Every day in August and September fish and game workers check a trap in Redfish Lake Creek, hoping to find sockeye salmon. On days when the trap does yield sockeye, workers load them into a truck which lands at the Eagle Hatchery.
Managers mark each fish.. take a DNA sample.. and inject antibiotics in a complex system of recovery that started in the late nineties. From 1991 to 1998, only sixteen sockeye survived the nine hundred mile journey from the Pacific Ocean to their birthplace in the Stanley Basin, including "Lonesome Larry" whose sperm was cryogenically preserved then spread among sockeye that were captured on their way downstream to the pacific ocean and raised in captivity in eagle.
Dan baker/eagle fish hatchery manager: "And as those smolts started to mature, we were able to take eggs from them and select eggs for the next generation and rear in captivity here at the hatchery."
"Basically sockeye are on life support. It's a totally managed program," says Kevin Lewis who is the executive director of Idaho Rivers United. While the captive breeding program has saved snake river sockeye from extinction, he says the species remains on the brink. "We're so far from recovery it's not even close"
Fish and game managers predict around 105 sockeye will make it to Stanley this year. They say ocean warming is causing several species to decline, but most of *this year's sockeye run died after managers released them into Redfish Lake. The lake's low alkaline water didn't match the high alkaline water in the Springfield hatchery where they were raised.
The 13-million dollar Springfield hatchery was built with money provided by the bonneville power administration as part of the Columbia fish accords.
Idaho, Washington and most of the Columbia Basin tribes agreed not to sue or advocate for removal of dams in exchange for millions of dollars for fish recovery. The sockeye recovery program alone costs four million dollars every year.
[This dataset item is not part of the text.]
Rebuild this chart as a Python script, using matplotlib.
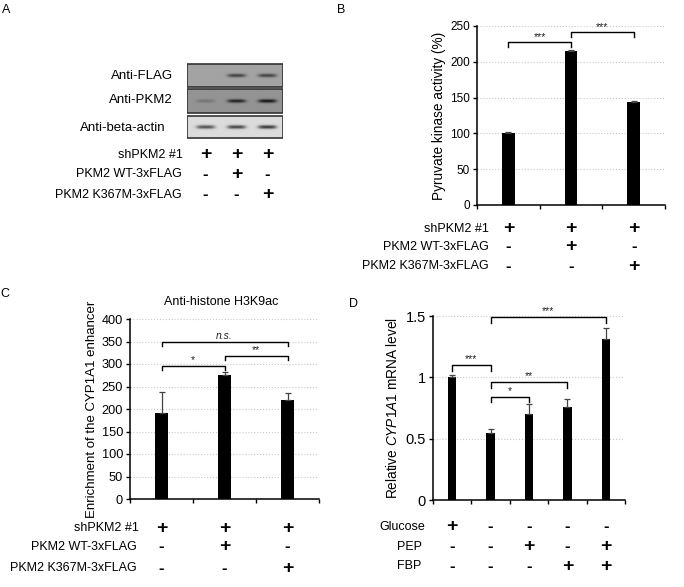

"We have spent somewhere north of 15 billion dollars trying to recover salmon over the last twenty years. We haven't moved the needle at all towards recovery," said Lewis. "Clearly what we've been doing hasn't worked. We need to do something different."
Lewis admits that ocean warming is a part of the short term problem, but iru and other fish advocates say salmon could tolerate cyclical conditions if most of them weren't killed on the way downstream through the four dams on the lower Snake River.
Baker says he's confident the captive breeding program will work "As we build it up to a million smolts per year we could see between four and five thousand adults come back from those releases." That's still a drop in the bucket compared to the hundreds of thousands of sockeye that once returned to Idaho lakes including Payette and Redfish Lake, named for the fish that turn red when preparing to spawn.
Lewis says breeching four dams on the Lower Snake River is the only way to achieve true recovery for this generation "They announced awhile back 'yeah we think we can restore these species in a hundred years.' well we don't have a hundred years. I'm not willing to wait a hundred years. We need to do something different now."
Idaho sockeye are one of four anadromous fish species protected under the endangered species act. This time of year many steelhead anglers are usually gearing up for the fall season, but this year's steelhead return is now projected to be the lowest in at least forty years, prompting fish and game to reduce the daily bag limit to one fish per angler.